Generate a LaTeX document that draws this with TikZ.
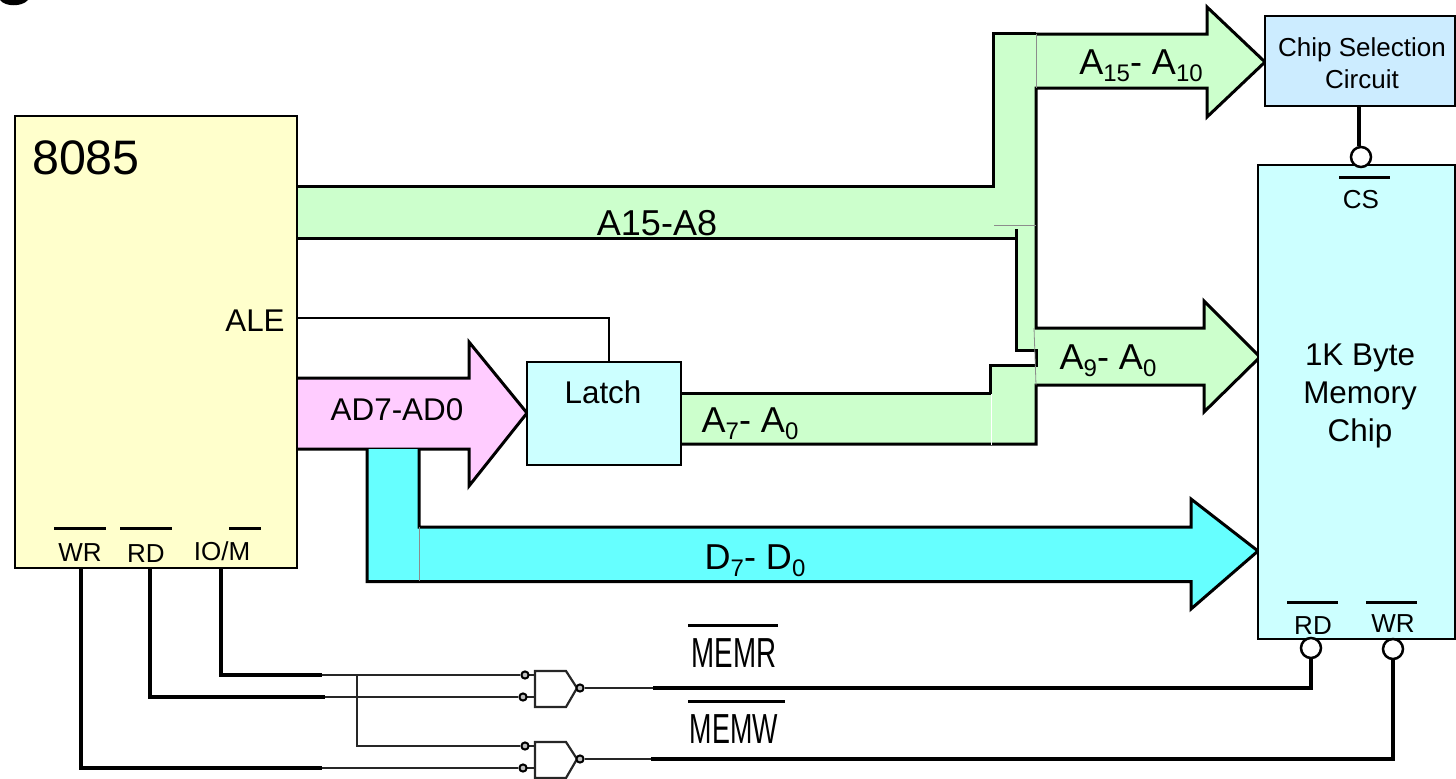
\documentclass[tikz,border=0pt]{standalone}
\usepackage{graphicx}
\usepackage{fontspec}
\setmainfont{Liberation Sans}
\definecolor{cpufill}{HTML}{FFFFCC}
\definecolor{addrfill}{HTML}{CCFFCC}
\definecolor{muxfill}{HTML}{FFCCFF}
\definecolor{datafill}{HTML}{66FFFF}
\definecolor{memfill}{HTML}{CCFFFF}
\definecolor{csfill}{HTML}{CCECFF}
\newcommand{\busidx}[1]{\raisebox{-3.5pt}{\fontsize{12}{14}\selectfont #1}}
\tikzset{
    box/.style={draw,line width=1.4pt,inner sep=0pt},
    lbl/.style={anchor=base,inner sep=0pt,font=\fontsize{15.7}{19}\selectfont},
    buslbl/.style={anchor=base,inner sep=0pt,font=\fontsize{18}{22}\selectfont},
    pinlbl/.style={anchor=base,inner sep=0pt,font=\fontsize{13}{16}\selectfont},
    busline/.style={line width=1.5pt,line join=miter},
    seam/.style={line width=0.4pt,black!45},
    bar/.style={line width=1.5pt},
    wire/.style={line width=2pt},
    gatewire/.style={line width=1.1pt,black!85},
    bubble/.style={circle,draw,fill=white,line width=1.25pt,minimum size=10pt,inner sep=0pt},
    gatebub/.style={circle,draw,fill=black!25,line width=1pt,minimum size=3.6pt,inner sep=0pt},
    pics/gate/.style={code={
        \draw[gatewire] (0,0) -- (31,0) -- (42,17) -- (31,36) -- (0,36) -- cycle;
        \draw[gatewire] (-10,4) -- (0,4);
        \draw[gatewire] (-12,26) -- (0,26);
        \node[gatebub] (-a) at (-10,4) {};
        \node[gatebub] (-b) at (-12,26) {};
        \node[gatebub] (-out) at (45,17) {};
    }},
}
\begin{document}
\begin{tikzpicture}[x=0.5pt,y=-0.5pt]
    \useasboundingbox (0,0) rectangle (1456,778);
    \fill (0,0) .. controls (5,7) and (22,7) .. (28,0) -- cycle;

    \fill[addrfill] (297,186) -- (993,186) -- (993,33) -- (1036,33) -- (1036,34) -- (1207,34) -- (1207,7)
        -- (1265,62) -- (1207,117) -- (1207,88) -- (1036,88) -- (1036,328) -- (1204,328) -- (1204,301)
        -- (1260,357) -- (1204,412) -- (1204,385) -- (1036,385) -- (1036,444) -- (681,444) -- (681,393)
        -- (990,393) -- (990,365) -- (1036,365) -- (1036,350) -- (1016,350) -- (1016,238) -- (297,238) -- cycle;
    \draw[busline] (297,186) -- (993,186) -- (993,33) -- (1036,33);
    \draw[busline] (1036,34) -- (1207,34) -- (1207,7) -- (1265,62) -- (1207,117) -- (1207,88) -- (1036,88)
        -- (1036,328) -- (1204,328) -- (1204,301) -- (1260,357) -- (1204,412) -- (1204,385) -- (1036,385)
        -- (1036,444) -- (681,444);
    \draw[busline] (681,393) -- (990,393) -- (990,365) -- (1036,365) -- (1036,350) -- (1016,350) -- (1016,229);
    \draw[busline] (1016,238) -- (297,238);
    \draw[seam] (1036,34) -- (1036,88);
    \draw[seam] (994,225) -- (1036,225);
    \draw[seam] (1034,328) -- (1036,385);
    \draw[white,line width=0.5pt] (991,394) -- (991,445);

    \filldraw[fill=muxfill,busline] (297,378) -- (469,378) -- (469,342) -- (527,413) -- (469,486) -- (469,449) -- (297,449);
    \fill[datafill] (367,449) -- (419,449) -- (419,527) -- (1191,527) -- (1191,499) -- (1258,551) -- (1191,609) -- (1191,581.5) -- (367,581.5) -- cycle;
    \draw[busline] (367,449) -- (367,581.5) -- (1191,581.5) -- (1191,609) -- (1258,551) -- (1191,499) -- (1191,527) -- (419,527) -- (419,449);
    \draw[seam] (419,527) -- (419,581);

    \node[box,fill=cpufill,minimum width=141pt,minimum height=226pt] (cpu) at (156,342) {};
    \node[box,fill=memfill,minimum width=77pt,minimum height=51.5pt] (latch) at (604,413.5) {};
    \node[box,fill=csfill,minimum width=95pt,minimum height=45pt] (chipsel) at (1360,61) {};
    \node[box,fill=memfill,minimum width=98.5pt,minimum height=237pt] (mem) at (1356.5,402) {};

    \node[anchor=base,inner sep=0pt,font=\fontsize{24.2}{28}\selectfont] (cpulbl) at (86,174) {8085};
    \node[lbl] (alelbl) at (255,331) {ALE};
    \node[lbl] (adlbl) at (397,420) {AD7-AD0};
    \node[lbl] (latchlbl) at (603,403) {Latch};
    \node[buslbl] (hilbl) at (657,235) {A15-A8};
    \node[buslbl] (a15lbl) at (1141,74) {A\busidx{15}- A\busidx{10}};
    \node[buslbl] (a9lbl) at (1108,369) {A\busidx{9}- A\busidx{0}};
    \node[buslbl] (a7lbl) at (750,432) {A\busidx{7}- A\busidx{0}};
    \node[buslbl] (dlbl) at (755,569) {D\busidx{7}- D\busidx{0}};
    \node[pinlbl] (cslbl1) at (1362,56) {Chip Selection};
    \node[pinlbl] (cslbl2) at (1362,88) {Circuit};
    \node[lbl] (memlbl1) at (1360,365) {1K Byte};
    \node[lbl] (memlbl2) at (1360,403) {Memory};
    \node[lbl] (memlbl3) at (1360,441) {Chip};

    \node[pinlbl] (wrlbl) at (80,561) {WR};
    \node[pinlbl] (rdlbl) at (146,562) {RD};
    \node[pinlbl] (iolbl) at (222,560) {IO/M};
    \node[pinlbl] (cspin) at (1361,208) {CS};
    \node[pinlbl] (memrdlbl) at (1313,634) {RD};
    \node[pinlbl] (memwrlbl) at (1393,632) {WR};
    \draw[bar] (54,528) -- (106,528);
    \draw[bar] (120,528) -- (172,528);
    \draw[bar] (229,528) -- (261,528);
    \draw[bar] (1339,177) -- (1390,177);
    \draw[bar] (1287,602) -- (1338,602);
    \draw[bar] (1366,602) -- (1417,602);

    \coordinate (alepin) at (297,318);
    \coordinate (latchin) at (609,362);
    \coordinate (wrpin) at (81,568);
    \coordinate (rdpin) at (150,568);
    \coordinate (iopin) at (221,568);
    \coordinate (wrjoin) at (322,768);
    \coordinate (rdjoin) at (325,697);
    \coordinate (iojoin) at (322,675);
    \coordinate (branch) at (357,675);
    \coordinate (memrjoin) at (653,688);
    \coordinate (memwjoin) at (651,759);
    \coordinate (csout) at (1359,106);

    \draw[line width=1.4pt] (alepin) -| (latchin);
    \node[bubble] (csbub) at (1361,157) {};
    \node[bubble] (memrd) at (1311,648) {};
    \node[bubble] (memwr) at (1393,649) {};
    \draw[wire] (csout) -- (csout |- csbub.north);

    \pic (nandr) at (535,671) {gate};
    \pic (nandw) at (535,742) {gate};
    \draw[wire] (iopin) |- (iojoin);
    \draw[wire] (rdpin) |- (rdjoin);
    \draw[wire] (wrpin) |- (wrjoin);
    \draw[gatewire] (iojoin) -- (nandr-a);
    \draw[gatewire] (rdjoin) -- (nandr-b);
    \draw[gatewire] (branch) |- (nandw-a);
    \draw[gatewire] (wrjoin) -- (nandw-b);
    \draw[gatewire] (nandr-out) -- (memrjoin);
    \draw[gatewire] (nandw-out) -- (memwjoin);
    \draw[wire] (memrjoin) -| (memrd.south);
    \draw[wire] (memwjoin) -| (memwr.south);

    \node[anchor=base,inner sep=0pt,font=\fontsize{21}{25}\selectfont] (memrlbl) at (734,667) {\scalebox{.66}[1]{MEMR}};
    \node[anchor=base,inner sep=0pt,font=\fontsize{21}{25}\selectfont] (memwlbl) at (734,743) {\scalebox{.64}[1]{MEMW}};
    \draw[bar] (688,625) -- (778,625);
    \draw[bar] (688,701) -- (785,701);
\end{tikzpicture}
\end{document}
........
Required task -> Skip the pictures, please, and transcribe only the lines from the beginning of the material through the one that contains "(28,0) -- cycle;".

Response ->
Generate a LaTeX document that draws this with TikZ.
\documentclass[tikz,border=0pt]{standalone}
\usepackage{graphicx}
\usepackage{fontspec}
\setmainfont{Liberation Sans}
\definecolor{cpufill}{HTML}{FFFFCC}
\definecolor{addrfill}{HTML}{CCFFCC}
\definecolor{muxfill}{HTML}{FFCCFF}
\definecolor{datafill}{HTML}{66FFFF}
\definecolor{memfill}{HTML}{CCFFFF}
\definecolor{csfill}{HTML}{CCECFF}
\newcommand{\busidx}[1]{\raisebox{-3.5pt}{\fontsize{12}{14}\selectfont #1}}
\tikzset{
    box/.style={draw,line width=1.4pt,inner sep=0pt},
    lbl/.style={anchor=base,inner sep=0pt,font=\fontsize{15.7}{19}\selectfont},
    buslbl/.style={anchor=base,inner sep=0pt,font=\fontsize{18}{22}\selectfont},
    pinlbl/.style={anchor=base,inner sep=0pt,font=\fontsize{13}{16}\selectfont},
    busline/.style={line width=1.5pt,line join=miter},
    seam/.style={line width=0.4pt,black!45},
    bar/.style={line width=1.5pt},
    wire/.style={line width=2pt},
    gatewire/.style={line width=1.1pt,black!85},
    bubble/.style={circle,draw,fill=white,line width=1.25pt,minimum size=10pt,inner sep=0pt},
    gatebub/.style={circle,draw,fill=black!25,line width=1pt,minimum size=3.6pt,inner sep=0pt},
    pics/gate/.style={code={
        \draw[gatewire] (0,0) -- (31,0) -- (42,17) -- (31,36) -- (0,36) -- cycle;
        \draw[gatewire] (-10,4) -- (0,4);
        \draw[gatewire] (-12,26) -- (0,26);
        \node[gatebub] (-a) at (-10,4) {};
        \node[gatebub] (-b) at (-12,26) {};
        \node[gatebub] (-out) at (45,17) {};
    }},
}
\begin{document}
\begin{tikzpicture}[x=0.5pt,y=-0.5pt]
    \useasboundingbox (0,0) rectangle (1456,778);
    \fill (0,0) .. controls (5,7) and (22,7) .. (28,0) -- cycle;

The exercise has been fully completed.